UPDATE 10:30 p.m. – Globe and Mail
Leaders of the Anglican Church in Canada and South America drew beads on each other yesterday with Canadian primate Fred Hiltz posting a letter on the Internet telling South America’s Gregory Venables to stay out of the country and Archbishop Venables icily criticizing Archbishop Hiltz’s manners in reply.
“My number is there on the Anglican Communion network,” Archbishop Venables said in a telephone interview from Buenos Aires. “I mean, this is only my humble opinion, but if somebody really wants to talk to me, they can pick up the phone and talk to me.”
National Post Archbishop Venables Monday questioned the timing of the request.
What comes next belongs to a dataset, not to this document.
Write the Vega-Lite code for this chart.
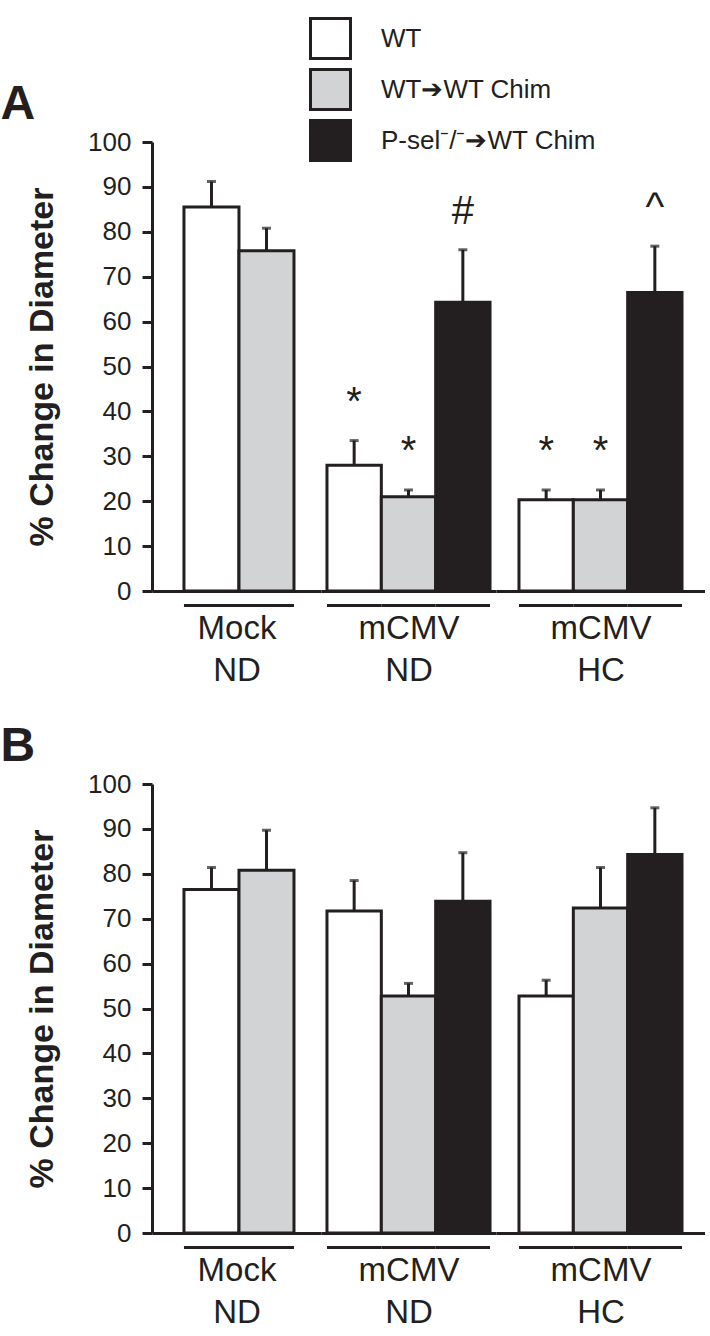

“If I wanted to discourage somebody from coming I wouldn’t send a letter 12 hours before they get on an airplane,” he said from Buenos Aires. “The trip has been planned a long time, it’s not a secret. Is [the letter] a publicity stunt? Is it some strange way of playing a game? It was a strange experience to read a personal letter on the Internet before it came to my e-mail address.”
Archdeacon Paul Feheley, principal secretary to Archbishop Hiltz, said the letter was e-mailed to Archbishop Venables Monday, two hours before being released publicly, and that it was sent at the earliest possible time.